和田崇彦

[東京 16日 ロイター] - 日銀は16日、金融政策決定会合で上場投資信託(ETF)の購入増などを柱とする追加緩和を決定する一方、マイナス金利の深掘りを見送った。新型コロナウイルスの感染拡大で実体経済の先行きが見通せない中、マイナス金利の深掘り見送りは早くから「既定路線」となっていたもようだ。日銀内で政策対応の「本丸」とみなす声が多い4月の次回会合でどのような追加緩和の議論が行われるかが次の焦点となる。政府の経済対策が4月にも策定される中、国債買い入れの増額が緩和カードに浮上する可能性もありそうだ。

<声明文ににじむ「苦心」>

新型コロナウイルスの世界的流行を受けた市場の動揺が収まらない中で、前倒しで開かれた日銀の金融政策決定会合。東京株式市場の取引時間中に発表された声明文には、日銀の「苦心」がにじんだ。

黒田総裁は会見で、ETFの購入倍増などによる市場の安定確保、企業金融の支援策、流動性供給の充実の「3本柱」が、現時点で「日本経済に最も重要で効果的と判断した」と説明した。しかし、ETFや不動産投信(J-REIT)の購入目標は「倍増」でも期限付き、米ドル資金供給の拡充は16日朝に発表したものだった。

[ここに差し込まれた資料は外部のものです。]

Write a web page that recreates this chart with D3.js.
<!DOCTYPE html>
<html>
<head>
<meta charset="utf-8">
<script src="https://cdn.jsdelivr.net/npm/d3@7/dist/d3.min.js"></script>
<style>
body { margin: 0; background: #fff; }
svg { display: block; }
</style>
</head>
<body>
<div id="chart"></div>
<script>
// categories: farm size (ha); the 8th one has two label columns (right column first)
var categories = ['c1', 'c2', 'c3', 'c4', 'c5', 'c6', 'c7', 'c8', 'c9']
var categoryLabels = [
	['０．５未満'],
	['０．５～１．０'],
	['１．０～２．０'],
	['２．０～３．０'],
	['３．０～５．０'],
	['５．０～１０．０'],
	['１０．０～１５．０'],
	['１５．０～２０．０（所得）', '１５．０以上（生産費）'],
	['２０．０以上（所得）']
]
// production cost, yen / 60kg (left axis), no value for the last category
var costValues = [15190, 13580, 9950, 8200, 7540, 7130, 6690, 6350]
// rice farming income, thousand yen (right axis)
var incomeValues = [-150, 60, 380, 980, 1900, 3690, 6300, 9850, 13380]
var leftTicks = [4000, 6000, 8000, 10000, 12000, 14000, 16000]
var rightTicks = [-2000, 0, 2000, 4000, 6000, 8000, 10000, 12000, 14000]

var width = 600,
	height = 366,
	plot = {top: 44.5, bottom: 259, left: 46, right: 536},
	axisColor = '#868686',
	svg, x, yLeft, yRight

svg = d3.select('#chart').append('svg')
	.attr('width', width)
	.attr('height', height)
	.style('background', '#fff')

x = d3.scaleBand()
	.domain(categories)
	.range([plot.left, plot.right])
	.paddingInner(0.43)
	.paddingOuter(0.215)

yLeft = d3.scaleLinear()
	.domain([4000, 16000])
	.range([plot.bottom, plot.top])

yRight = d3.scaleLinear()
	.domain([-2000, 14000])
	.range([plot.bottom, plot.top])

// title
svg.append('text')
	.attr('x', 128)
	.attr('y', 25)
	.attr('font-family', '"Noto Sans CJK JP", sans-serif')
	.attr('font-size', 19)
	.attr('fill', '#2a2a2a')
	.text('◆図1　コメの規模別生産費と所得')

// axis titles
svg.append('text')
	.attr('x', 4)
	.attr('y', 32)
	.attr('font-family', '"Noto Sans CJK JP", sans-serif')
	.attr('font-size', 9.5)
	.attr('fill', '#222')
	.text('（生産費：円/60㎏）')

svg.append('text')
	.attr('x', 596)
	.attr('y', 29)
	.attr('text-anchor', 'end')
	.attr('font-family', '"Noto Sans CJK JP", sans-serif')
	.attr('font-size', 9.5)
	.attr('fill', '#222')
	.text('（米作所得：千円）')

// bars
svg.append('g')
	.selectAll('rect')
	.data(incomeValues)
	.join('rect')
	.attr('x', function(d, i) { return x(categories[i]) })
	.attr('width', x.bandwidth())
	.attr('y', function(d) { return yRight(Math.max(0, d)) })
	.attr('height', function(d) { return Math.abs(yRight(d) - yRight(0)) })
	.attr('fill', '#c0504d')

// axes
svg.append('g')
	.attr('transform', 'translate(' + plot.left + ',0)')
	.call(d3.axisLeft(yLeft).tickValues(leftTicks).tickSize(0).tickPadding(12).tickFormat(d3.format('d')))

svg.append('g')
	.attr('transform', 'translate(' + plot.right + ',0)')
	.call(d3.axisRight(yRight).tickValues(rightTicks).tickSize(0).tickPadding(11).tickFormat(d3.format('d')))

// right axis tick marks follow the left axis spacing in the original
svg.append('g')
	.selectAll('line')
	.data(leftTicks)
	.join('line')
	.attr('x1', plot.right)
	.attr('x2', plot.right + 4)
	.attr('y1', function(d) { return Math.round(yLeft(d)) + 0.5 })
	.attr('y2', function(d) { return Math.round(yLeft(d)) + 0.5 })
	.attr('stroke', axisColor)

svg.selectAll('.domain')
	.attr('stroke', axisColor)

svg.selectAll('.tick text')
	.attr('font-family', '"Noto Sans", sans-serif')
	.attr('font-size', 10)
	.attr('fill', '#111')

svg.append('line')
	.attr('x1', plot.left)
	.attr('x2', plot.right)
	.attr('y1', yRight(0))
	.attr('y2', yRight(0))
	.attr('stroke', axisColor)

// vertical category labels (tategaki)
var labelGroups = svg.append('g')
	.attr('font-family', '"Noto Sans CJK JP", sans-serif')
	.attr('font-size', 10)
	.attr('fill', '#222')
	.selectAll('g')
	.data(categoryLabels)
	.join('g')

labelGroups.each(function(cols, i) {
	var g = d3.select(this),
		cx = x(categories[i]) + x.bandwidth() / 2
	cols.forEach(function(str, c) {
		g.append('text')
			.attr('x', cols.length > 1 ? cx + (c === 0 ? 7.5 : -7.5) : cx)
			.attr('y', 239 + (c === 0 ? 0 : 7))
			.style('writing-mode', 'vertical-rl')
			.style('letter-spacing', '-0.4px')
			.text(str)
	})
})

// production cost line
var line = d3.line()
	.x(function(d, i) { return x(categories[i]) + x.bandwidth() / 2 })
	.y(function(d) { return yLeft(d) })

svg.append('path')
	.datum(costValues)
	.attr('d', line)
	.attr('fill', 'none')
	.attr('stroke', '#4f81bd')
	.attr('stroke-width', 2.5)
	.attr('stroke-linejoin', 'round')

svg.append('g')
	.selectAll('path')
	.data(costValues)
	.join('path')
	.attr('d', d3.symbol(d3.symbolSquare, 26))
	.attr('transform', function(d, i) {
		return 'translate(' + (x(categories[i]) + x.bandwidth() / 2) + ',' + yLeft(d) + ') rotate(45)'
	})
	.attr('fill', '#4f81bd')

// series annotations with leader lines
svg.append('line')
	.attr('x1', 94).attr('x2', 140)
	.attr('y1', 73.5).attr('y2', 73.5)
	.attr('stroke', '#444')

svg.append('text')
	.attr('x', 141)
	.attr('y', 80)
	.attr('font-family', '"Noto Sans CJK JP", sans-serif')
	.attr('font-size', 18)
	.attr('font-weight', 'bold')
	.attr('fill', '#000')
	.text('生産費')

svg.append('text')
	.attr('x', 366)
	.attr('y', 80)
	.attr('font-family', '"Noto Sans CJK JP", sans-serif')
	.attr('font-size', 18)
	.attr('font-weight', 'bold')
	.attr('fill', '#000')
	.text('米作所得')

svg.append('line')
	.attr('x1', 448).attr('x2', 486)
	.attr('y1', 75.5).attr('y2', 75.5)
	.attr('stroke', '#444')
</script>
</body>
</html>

一方、マイナス金利は据え置かれ、物価安定目標に向けたモメンタムが損なわれる恐れに注意が必要な間、政策金利を現在の長短金利の水準またはそれを下回る水準で推移するとする政策金利のフォワードガイダンスも維持された。

<マイナス金利の深掘り見送りは「既定路線」>

市場が神経質な動きを見せる中でも、日銀内ではマイナス金利の深掘りは見送るべきと見方が目立っていた。

新型ウイルスの拡大がどの程度、実体経済に影響するのか「現時点では定量的な判断が難しい」(幹部)状況。マイナス金利深掘りよりも、現時点で浮上している市場の安定確保や中小企業の資金繰り支援といった課題に先に対応すべきとする考えからだ。

米連邦準備理事会(FRB)の緊急利下げや欧州中央銀行(ECB)の量的緩和の拡大でも市場の動揺が収まらなかったことで、日銀内ではマイナス金利深掘りを急ぐ必要はないとの声も聞かれた。

<経済・物価に高まる下方圧力>

今回の声明文の「別紙」には、日銀が描いてきた「物価目標へのモメンタム」の維持が微妙な段階にあることが示唆された。

景気の先行きは「当面、新型コロナウイルス感染症の拡大などの影響から弱い動きが続く」とみられるとした。

リスク要因として、新型コロナ拡大の帰すうや、内外経済への影響の大きさや期間は「不確実性が大きい」と指摘。さらに原油価格の急落で「経済・物価に及ぼす影響にも注意が必要」だとし、経済・物価の「下振れリスクは高まっている」と指摘した。

日銀内では、「経済・物価情勢の展望」(展望リポート)を議論する4月の金融政策決定会合が重要になるとみられてきた。4月1日には3月調査の日銀短観、9日には支店長会議があり、新型コロナウイルスの実体経済への影響を3月会合よりは腰を据えて議論できるためだ。

追加緩和の有力な選択肢として浮上する可能性があるのは国債買い入れ目標の増額だ。今回、年間80兆円で維持したが、政府が大規模な経済対策を打ち出して国債の発行を増やせば、日銀も買い入れを増やしやすいとの見方が日銀内で出ている。

一方、中小企業の資金繰り支援の担い手である地域金融機関の収益環境を一段と悪化させかねないこともあり、マイナス金利の深掘りには踏み込みにくいとの声が依然、根強い。

もっとも、日銀の「次の一手」をめぐる不透明感はなお強い。新型ウイルスの感染拡大にピークアウト感が出れば世界経済は回復に向かうとの見方はコンセンサスでも、回復時期の予想は定まっていない。欧米で感染拡大が続く中で、4月会合における展望リポートでも経済・物価見通しの実質的な議論ができない可能性もある。